Ænima@lemm.ee · 2 days ago

Well I’m still rooting for your success!

Gyroplast@pawb.social · 2 days ago

Do I need to run the machine for longer or should it have crashed right away according to your hypothesis?

Sorry for mudding the waters with my verbosity. It should not crash anymore. I believe your kernel panic was caused when an idle CPU 6 was sent to sleep. Disabling C-states, or limiting them to C0 or C1, prevents your CPUs from going into (deep) sleep. Thusly, by disabling or limiting c-states, a kernel panic should not happen anymore.

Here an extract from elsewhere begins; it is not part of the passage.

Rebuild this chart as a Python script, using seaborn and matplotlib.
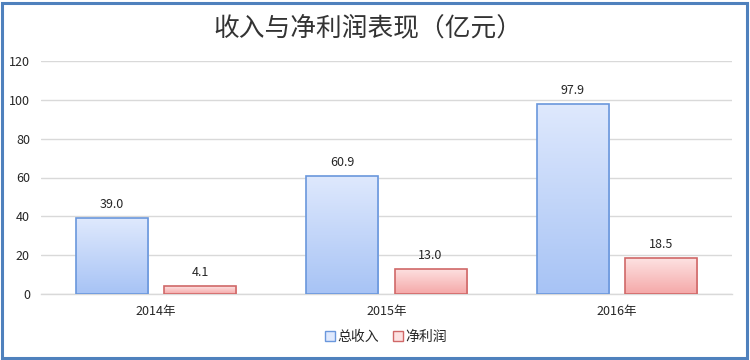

I haven’t found a way to explicitly put a core into a specific c-state of your choosing, so best I can recommend now is to keep your c-states disabled or limited to C1, and just normally use your computer. If this kernel panic shows up again, and you’re sure your c-state setting was effective, then I would consider my c-state hypothesis as falsified.

If, however, your system runs normally for a few days, or “long enough for you to feel good about it” with disabled c-states, that would be a strong indication for having some kind of issue when entering deeper sleep modes. You may then try increasing the c-state limit again until your system becomes unstable. Then you know at least a workaround at the cost of some loss of power savings, and you can try to find specific issues with your CPU or mainboard concerning the faulty sleep mode on Linux.

Best of luck!

Molecular5869@feddit.org · 2 days ago

Thank you very much for your help so far, I will test the different methods and settings suggested in this thread over the next few weeks. I probably won’t find the time or motivation to methodically figure out the specific issue. That means that if at some point my system seems stable again, I will just leave everything as is and try to just be happy about it.

But when my life gets less busy I’ll maybe have time to see this completely through.

Anyways thanks to everyone, especially you, for taking the time to help me. I will update this post should I ever figure it out.